A lot has been going on with the progress of our Usonian dreams over the past two weeks.
We found the area we likely want to purchase in and found several properties that are basically lakefront on a bluff and extremely affordable. It is approximately 40 miles from our current location but suitable in the future. However, once we began to research this, the more possible expenses, risks and considerations came up.
1) Conservation Authority.
Because the bluff erodes away at apparently about 1.5 feet per year average (sometimes more, sometimes less) the setback for the house must maintained a safe distance for at least 100 years and more likely 180 years. The current regulation is around 180 to 300 feet depending on the location. Not a problem unless someone builds closer to the bluff and sort of blocks our potential view.

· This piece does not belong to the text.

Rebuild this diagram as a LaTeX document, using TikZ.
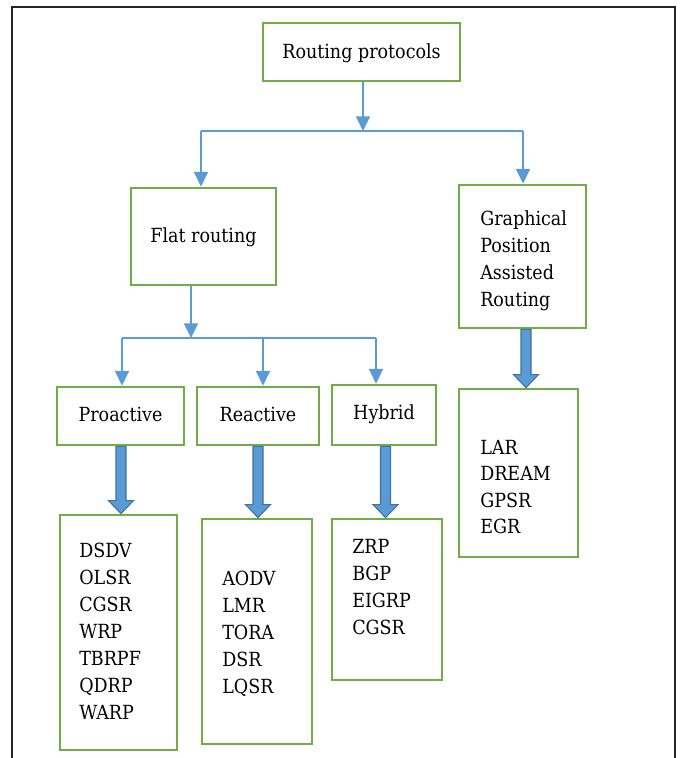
\documentclass[tikz,border=0pt]{standalone}
\usepackage{fontspec}
\setmainfont{DejaVu Serif Condensed}
\usetikzlibrary{fit,calc,arrows.meta}
\definecolor{boxgreen}{RGB}{112,173,71}
\definecolor{linkblue}{RGB}{91,155,213}
\definecolor{fatedge}{RGB}{65,113,156}
% thick block arrow: source node, target node, x position
\newcommand\fatlink[3]{%
  \path (#3,0 |- #1.south) coordinate (ft) (#3,0 |- #2.north) coordinate (fb);
  \path[fat] ($(ft)+(-5,0)$) -- ($(ft)+(5,0)$) -- ($(fb)+(5,-13)$)
    -- ($(fb)+(12.5,-13)$) -- (fb) -- ($(fb)+(-12.5,-13)$)
    -- ($(fb)+(-5,-13)$) -- cycle;}
\begin{document}
\begin{tikzpicture}[x=0.75pt,y=-0.75pt,
  box/.style={draw=boxgreen, line width=2.1pt, fill=white, inner sep=0pt},
  txt/.style={font=\fontsize{14.6}{20}\selectfont, inner sep=0pt},
  item/.style={txt, anchor=base west},
  link/.style={draw=linkblue, line width=1.4pt},
  linkarrow/.style={link, -{Triangle[width=10.5pt,length=11pt]}},
  fat/.style={fill=linkblue, draw=fatedge, line width=0.8pt}
]
\useasboundingbox (0,0) rectangle (680,758);
% page frame
\draw[line width=1.6pt, black!85] (12,758) -- (12,7) -- (675,7) -- (675,758);

% boxes
\node[box, fit={(263,23) (460,81)}] (rp) {};
\node[box, fit={(131,188) (276,285)}] (flat) {};
\node[box, fit={(459,185) (586,328)}] (gpar) {};
\node[box, fit={(57,387) (184,445)}] (pro) {};
\node[box, fit={(197,387) (319,445)}] (rea) {};
\node[box, fit={(332,385) (436,445)}] (hyb) {};
\node[box, fit={(60,515) (177,750)}] (pl) {};
\node[box, fit={(202,519) (312,744)}] (rl) {};
\node[box, fit={(332,519) (442,680)}] (hl) {};
\node[box, fit={(459,389) (578,557)}] (gl) {};

% centred box titles
\node[txt] (rpt) at ($(rp.center)+(0,1)$) {Routing protocols};
\node[txt] (flatt) at ($(flat.center)+(0,1)$) {Flat routing};
\node[txt] (prot) at ($(pro.center)+(0,-2)$) {Proactive};
\node[txt] (reat) at ($(rea.center)+(0,-2)$) {Reactive};
\node[txt] (hybt) at ($(hyb.center)+(0,-1)$) {Hybrid};

% left-aligned box texts
\foreach \t [count=\i] in {Graphical,Position,Assisted,Routing}
  \node[item] (gp\i) at (480,{225+27*(\i-1)}) {\t};
\foreach \t [count=\i] in {DSDV,OLSR,CGSR,WRP,TBRPF,QDRP,WARP}
  \node[item] (pl\i) at (79,{557+27*(\i-1)}) {\t};
\foreach \t [count=\i] in {AODV,LMR,TORA,DSR,LQSR}
  \node[item] (rl\i) at (222,{585+27*(\i-1)}) {\t};
\foreach \t [count=\i] in {ZRP,BGP,EIGRP,CGSR}
  \node[item] (hl\i) at (352,{553+27*(\i-1)}) {\t};
\foreach \t [count=\i] in {LAR,DREAM,GPSR,EGR}
  \node[item] (gl\i) at (480,{454+26.5*(\i-1)}) {\t};

% thin connectors, first level
\coordinate (j1) at (363,131);
\coordinate (j1l) at (201,131);
\coordinate (j1r) at (523,131);
\draw[linkarrow] (rp.south -| j1) -- (j1);
\draw[link] (j1l) -- (j1r);
\draw[linkarrow] (j1l) -- (j1l |- flat.north);
\draw[linkarrow] (j1r) -- (j1r |- gpar.north);

% thin connectors, second level
\coordinate (j2) at (191,338);
\coordinate (j2a) at (122,338);
\coordinate (j2b) at (263,338);
\coordinate (j2c) at (376,338);
\draw[linkarrow] (flat.south -| j2) -- (j2);
\draw[link] (j2a) -- (j2c);
\draw[linkarrow] (j2a) -- (j2a |- pro.north);
\draw[linkarrow] (j2b) -- (j2b |- rea.north);
\draw[linkarrow] (j2c) -- (j2c |- hyb.north);

% block arrows to the protocol lists
\fatlink{pro}{pl}{121}
\fatlink{rea}{rl}{258}
\fatlink{hyb}{hl}{385.5}
\fatlink{gpar}{gl}{526}
\end{tikzpicture}
\end{document}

I have been speaking with both the local building authorities and a reader of this blog regarding the unknown expenses that may arise from building in this general location. One is the soil. It is considered “fox gravelly loam” which drains very well but you may run into soft spots or high water tables that will add expenses. The other is that in the area, an engineered foundation is required adding yet another expense. We are still considering about 3 foundation methods, piering/suspension foundations, Frank Lloyd Wrights slab on grade method (which I suspect would work well in this situation but apparently is harder to get approved in that area) or standard footer/4 to 5 feet foundation walls. The building authorities told me to consider up to twice the normal footer specs depending on the soil conditions…which add another expense…the soil report. My rough estimates after calling around a bit would be around $50K for a solid foundation which is about double or higher my original estimates. However, the soil is more suitable for a septic bed which can save some of that added cost. This is a significant consideration because we can literally be paying more for those two items than 4 acres of land!
3) Real Estate.
After some preliminary research, not many properties are selling in that area which changes our purchasing strategy. I’ll describe this more in a moment. For now we realized…we can wait a seller out. Not much is moving in the price range we have looked at. In some cases, if the seller does not sell within the next few years, the authorities won’t let them sell it as a building lot…period. So eventually we may be looking at a reverse bidding (more selling) war where the people purchasing the properties and building will begin to be courted by the land owners at the last minute. That my friend is a good bargaining position!
I spoke to a friend that manages a mortgage department for a major Canadian bank about our financing options again. He basically told me what we heard before…banks do not want to take the risk of financing land because of the lack of potential equity in the land versus a fully built home. In other words, a piece of land is likely harder to sell in the case of a default than a built home.
This falls in line with Frank Lloyd Wright’s comments on the subject which was paraphrased as “Banks don’t finance homes to live in they finance homes to sell”. We have certainly found that in our own lives and were stuck in that thinking before we realized we may build a house we can spend forever in. A very romantic and real notion.
However, my friend had a fantastic idea. Because we are not likely ready to build for about 2 to 3 years time he said take what you would have put into that property in interest and taxes for 3 years and put that amount into an interest baring account each month instead. That way at the end of the 3 years we have a significant down-payment and a private mortgage lender will likely finance that…no problem because they are protected with our 35% down. This allows a better bargaining position all the way around, better rates and lets us wait to see if someone else is building in that area to predict the risks we are going to encounter with the soil and foundation situation (which we found out happened a few miles away). Also, we will have more equity in our current home which we can then refinance to use for building costs on the new property. Made a lot of sense to me because instead of losing money each month, we are gaining in the long run on interest and taxes saved. It is entirely possible to have the entire property paid for in that 3 years which puts us in an amazing situation because then we can build with the equity in land and not touch the equity in our current home. I was stunned at my friend’s thinking because it is a totally Usonian way to do things because at the end of the day, we will be carrying very little debt throughout the process of achieving our Usonian dream!